On Thursday we went over plans for teaching in school the next day and gave our lessons to each other. We then went on a mini rally in the afternoon with children after school advertising our sports day on Saturday. On Friday, some Australians who are volunteering with Restless not through ICS but through their universities came to interview Fay, Becky and Jodie and some of the nationals. They are making a video about Restless and the work we are currently doing in each of our placements. I will let you know when the video is ready so you can have a look! We then had to rush to our school session which was an auto ride then a half an hour bus journey away. We had lunch in a classroom and were then taken upstairs to teach. We had expected to have 7th, 8th and 9th standard all in separate classrooms that we could rotate around with 3 different sessions. Instead we had 150 6th-8th standards in one room for one session. We had think on our feet and adapt our plans. We ended up each teaching our session to all of the children but had to adapt games so that everyone could play. Snakes & ladders went down a treat and I later found out that snakes & ladders actually originated in India. Jonny and Leah led a confidence session and Jodie and Becky led a livelihoods session involving a careers ladder. We have since been asked back so I guess the sessions went really well.

Saturday was a really busy day for us.
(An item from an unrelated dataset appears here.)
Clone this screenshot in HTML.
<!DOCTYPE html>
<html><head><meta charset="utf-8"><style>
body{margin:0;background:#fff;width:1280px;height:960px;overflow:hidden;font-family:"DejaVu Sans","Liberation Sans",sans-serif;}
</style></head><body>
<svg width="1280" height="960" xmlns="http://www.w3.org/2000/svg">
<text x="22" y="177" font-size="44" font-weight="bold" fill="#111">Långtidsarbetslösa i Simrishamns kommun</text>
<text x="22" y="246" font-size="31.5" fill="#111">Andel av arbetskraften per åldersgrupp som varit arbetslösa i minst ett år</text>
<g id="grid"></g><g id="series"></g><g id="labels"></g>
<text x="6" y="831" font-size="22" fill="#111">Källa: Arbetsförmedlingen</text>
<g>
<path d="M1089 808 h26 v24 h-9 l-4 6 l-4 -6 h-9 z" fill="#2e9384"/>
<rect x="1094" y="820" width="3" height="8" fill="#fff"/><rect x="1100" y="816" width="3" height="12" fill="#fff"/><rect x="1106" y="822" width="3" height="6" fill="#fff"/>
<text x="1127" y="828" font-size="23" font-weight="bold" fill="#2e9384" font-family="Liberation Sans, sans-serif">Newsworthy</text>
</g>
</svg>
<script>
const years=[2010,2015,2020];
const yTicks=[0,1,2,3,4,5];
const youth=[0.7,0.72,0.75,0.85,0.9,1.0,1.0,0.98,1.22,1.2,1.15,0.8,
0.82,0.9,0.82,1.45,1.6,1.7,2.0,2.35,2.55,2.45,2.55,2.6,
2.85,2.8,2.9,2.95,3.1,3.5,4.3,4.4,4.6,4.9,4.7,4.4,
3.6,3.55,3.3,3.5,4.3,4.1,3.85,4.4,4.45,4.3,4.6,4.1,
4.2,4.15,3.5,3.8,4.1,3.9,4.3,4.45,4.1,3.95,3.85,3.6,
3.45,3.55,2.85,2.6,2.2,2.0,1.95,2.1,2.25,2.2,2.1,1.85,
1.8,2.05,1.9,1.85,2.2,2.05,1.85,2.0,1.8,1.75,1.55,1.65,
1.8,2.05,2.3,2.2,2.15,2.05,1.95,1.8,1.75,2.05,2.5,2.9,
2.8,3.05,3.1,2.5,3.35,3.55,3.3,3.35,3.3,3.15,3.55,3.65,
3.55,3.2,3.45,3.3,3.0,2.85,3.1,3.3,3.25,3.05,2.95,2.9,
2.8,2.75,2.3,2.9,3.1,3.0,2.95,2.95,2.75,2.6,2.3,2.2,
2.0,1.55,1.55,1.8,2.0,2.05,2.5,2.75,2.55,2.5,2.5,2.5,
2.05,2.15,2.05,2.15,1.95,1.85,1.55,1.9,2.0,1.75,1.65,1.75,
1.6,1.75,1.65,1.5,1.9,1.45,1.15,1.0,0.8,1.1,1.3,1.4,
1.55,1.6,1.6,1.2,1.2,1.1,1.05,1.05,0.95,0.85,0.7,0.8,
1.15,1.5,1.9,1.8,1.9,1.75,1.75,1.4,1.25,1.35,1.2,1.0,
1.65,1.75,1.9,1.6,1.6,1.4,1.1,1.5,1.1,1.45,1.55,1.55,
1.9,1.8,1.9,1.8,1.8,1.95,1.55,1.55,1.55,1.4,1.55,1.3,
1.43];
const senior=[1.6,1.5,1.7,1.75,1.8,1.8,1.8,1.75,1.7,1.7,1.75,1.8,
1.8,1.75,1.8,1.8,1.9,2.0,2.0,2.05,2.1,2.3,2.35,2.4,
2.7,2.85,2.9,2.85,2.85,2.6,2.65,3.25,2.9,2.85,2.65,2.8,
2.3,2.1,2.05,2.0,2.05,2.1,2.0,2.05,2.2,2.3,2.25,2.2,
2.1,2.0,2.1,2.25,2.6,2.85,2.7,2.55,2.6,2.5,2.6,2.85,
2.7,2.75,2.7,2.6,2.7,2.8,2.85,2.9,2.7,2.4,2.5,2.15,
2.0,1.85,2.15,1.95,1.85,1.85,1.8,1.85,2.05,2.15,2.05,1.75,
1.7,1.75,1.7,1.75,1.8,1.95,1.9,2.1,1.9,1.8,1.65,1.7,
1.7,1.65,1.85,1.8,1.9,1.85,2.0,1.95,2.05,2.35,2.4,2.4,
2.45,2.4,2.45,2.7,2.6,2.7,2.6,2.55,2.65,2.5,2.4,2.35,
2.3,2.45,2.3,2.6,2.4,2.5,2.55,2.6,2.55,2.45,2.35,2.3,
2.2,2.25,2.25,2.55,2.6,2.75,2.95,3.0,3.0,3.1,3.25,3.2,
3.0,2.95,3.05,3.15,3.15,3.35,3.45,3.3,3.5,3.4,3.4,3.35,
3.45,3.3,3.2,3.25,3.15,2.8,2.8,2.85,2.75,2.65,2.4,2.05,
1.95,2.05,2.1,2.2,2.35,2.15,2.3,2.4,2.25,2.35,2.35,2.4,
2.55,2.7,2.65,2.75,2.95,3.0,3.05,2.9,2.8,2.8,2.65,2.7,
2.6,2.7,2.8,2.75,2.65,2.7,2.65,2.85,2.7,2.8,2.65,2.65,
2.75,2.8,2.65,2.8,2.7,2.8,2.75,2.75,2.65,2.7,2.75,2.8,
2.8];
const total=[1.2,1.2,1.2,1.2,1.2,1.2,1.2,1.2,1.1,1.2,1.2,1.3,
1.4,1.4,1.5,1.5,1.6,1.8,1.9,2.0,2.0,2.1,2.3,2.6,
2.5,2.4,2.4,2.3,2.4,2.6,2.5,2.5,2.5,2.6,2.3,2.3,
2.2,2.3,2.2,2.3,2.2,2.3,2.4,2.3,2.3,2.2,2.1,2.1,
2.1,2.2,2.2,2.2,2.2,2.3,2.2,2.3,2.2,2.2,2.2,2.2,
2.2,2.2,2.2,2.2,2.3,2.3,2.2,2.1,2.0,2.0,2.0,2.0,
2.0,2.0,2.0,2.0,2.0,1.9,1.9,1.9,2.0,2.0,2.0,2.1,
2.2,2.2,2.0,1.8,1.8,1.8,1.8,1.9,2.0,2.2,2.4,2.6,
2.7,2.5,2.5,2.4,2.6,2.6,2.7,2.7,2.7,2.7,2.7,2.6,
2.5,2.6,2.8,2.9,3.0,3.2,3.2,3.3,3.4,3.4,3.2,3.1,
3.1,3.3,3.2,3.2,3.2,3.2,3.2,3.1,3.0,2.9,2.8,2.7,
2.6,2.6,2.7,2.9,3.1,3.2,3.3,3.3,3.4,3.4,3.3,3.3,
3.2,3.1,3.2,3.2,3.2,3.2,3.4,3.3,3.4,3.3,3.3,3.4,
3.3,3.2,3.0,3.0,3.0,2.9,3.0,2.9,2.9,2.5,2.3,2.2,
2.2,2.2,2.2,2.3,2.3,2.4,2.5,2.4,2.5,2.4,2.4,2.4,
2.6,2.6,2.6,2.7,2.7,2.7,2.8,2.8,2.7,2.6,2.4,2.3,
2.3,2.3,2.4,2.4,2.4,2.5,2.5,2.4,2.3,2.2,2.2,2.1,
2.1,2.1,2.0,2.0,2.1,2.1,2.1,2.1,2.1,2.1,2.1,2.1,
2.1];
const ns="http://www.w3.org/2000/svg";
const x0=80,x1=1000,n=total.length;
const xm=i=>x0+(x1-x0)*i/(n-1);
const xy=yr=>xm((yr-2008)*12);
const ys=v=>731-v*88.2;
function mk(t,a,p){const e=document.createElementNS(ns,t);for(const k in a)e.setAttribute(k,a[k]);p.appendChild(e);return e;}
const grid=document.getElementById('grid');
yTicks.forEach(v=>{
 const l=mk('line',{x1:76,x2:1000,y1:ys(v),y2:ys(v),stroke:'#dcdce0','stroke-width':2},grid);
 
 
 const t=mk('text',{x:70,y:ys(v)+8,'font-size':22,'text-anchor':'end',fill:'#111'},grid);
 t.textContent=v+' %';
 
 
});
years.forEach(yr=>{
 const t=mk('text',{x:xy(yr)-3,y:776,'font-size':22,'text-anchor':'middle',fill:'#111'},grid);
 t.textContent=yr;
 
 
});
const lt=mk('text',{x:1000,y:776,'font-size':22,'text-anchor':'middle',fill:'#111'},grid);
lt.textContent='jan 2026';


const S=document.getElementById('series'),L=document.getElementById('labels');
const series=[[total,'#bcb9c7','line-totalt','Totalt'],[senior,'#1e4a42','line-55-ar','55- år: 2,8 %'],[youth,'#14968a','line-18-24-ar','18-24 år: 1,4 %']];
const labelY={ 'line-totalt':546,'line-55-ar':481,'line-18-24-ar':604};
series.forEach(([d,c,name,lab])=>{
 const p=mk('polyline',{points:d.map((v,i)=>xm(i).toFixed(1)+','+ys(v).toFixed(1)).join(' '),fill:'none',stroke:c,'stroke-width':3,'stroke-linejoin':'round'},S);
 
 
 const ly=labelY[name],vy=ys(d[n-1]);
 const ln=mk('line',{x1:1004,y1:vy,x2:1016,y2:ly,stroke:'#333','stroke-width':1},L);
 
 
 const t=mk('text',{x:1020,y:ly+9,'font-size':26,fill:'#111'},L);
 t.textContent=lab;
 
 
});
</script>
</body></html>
We held a sports day and over 70 children showed up to play volleyball, kabadi (national game of India), lemon and spoon races and three-legged races. The volleyball team’s names were entertaining: Lions, Young Lions, Young Lions 2, Fire Guys and Fire Guys2. Some originality and creativity is clearly lacking. Everybody that came seemed to really enjoy themselves even though the volleyball tournament happened very differently to the round robin we’d envisaged. In the evening we held an open-aired film screening outside our YRC. We had hoped to hold it in a more public space where we could attract more youths but for many reasons we were unable to. For this reason only a few young people showed up and our screening mainly attracted those from the tribal and begging communities. They really appreciated it though and luckily the rain held off for most of it.

Sunday was a quiet day for us all and a chance to catch up on washing and reading. In the afternoon Becky, Jonny and I went on a walk and discovered an abandoned school filled with cow pats and bats. The view from the roof was incredible and Jonny got the chance to climb some trees. In the evening Holly, Jodie and I treated ourselves to a ‘Foot Spa’ which involved soaking our feet in a bucket of soapy water before scrubbing them clean. We also watched ‘Gone Girl’ whilst we still had the projector.

This week has been super busy but very enjoyable and rewarding.